今回の成果は、原子番号が大きな遷移金属であるイリジウム・スピネル化合物の磁性を理解する上でスピン・軌道相互作用が無視できないほど大きい、という前提から出発する必要があることを強く示唆しているという。また、観測に使用した結晶内のミュオンの位置を考慮すると、イリジウムの磁気モーメントが八量体の「耳」にあたる部分(画像6の黄色三角形の部分、Ir(3)、またはIr(4)の位置)に遍在していることを示唆しているとする。

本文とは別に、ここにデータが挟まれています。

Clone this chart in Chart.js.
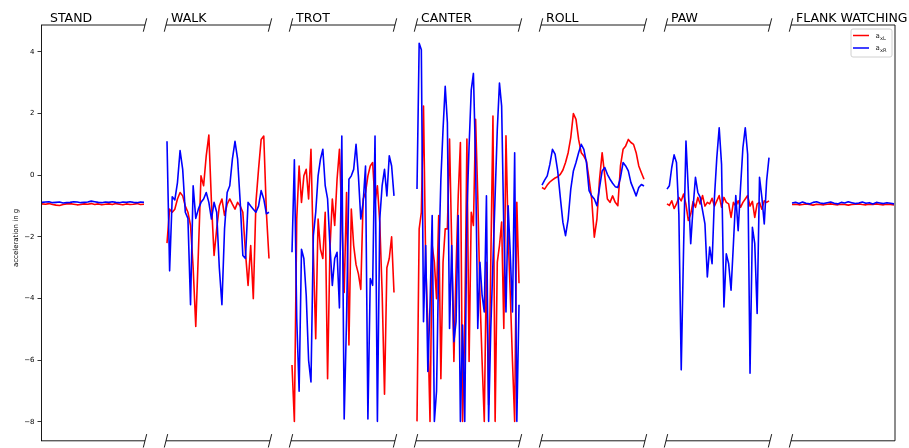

画像6は、新たな描像に基づくCuIr2S4中のイリジウムrイオンの電子状態(赤丸はミュオンの停止位置)を表したもの。絶縁体状態で3種類の結合の1つが縮んでイリジウムが対を形成しても、スピン・軌道相互作用によりスピンのみの一重項状態を取ることができない。さらに、3種類の結合は隣同士で異なる向きにスピンを揃えようとするのでフラストレーションが残ると予想される。

画像6。新たな描像に基づくCuIr2S4中のイリジウムrイオンの電子状態(赤丸はミュオンの停止位置)

また今回の実験では、銅を亜鉛で置換した化合物(Cu1-xZnxIr2S4)では、xが0.01(1%)程度でイリジウムの磁性が急激に失われることも発見された。ただし、この物質ではx~0.25以上で超伝導状態が出現することも知られており、今回見つかった磁性と超伝導との関係解明の研究に発展する可能性があるなど、CuIr2S4は遷移金属におけるスピン・軌道相互作用の効果の研究に新たな舞台が提供されるものと期待されるとしている。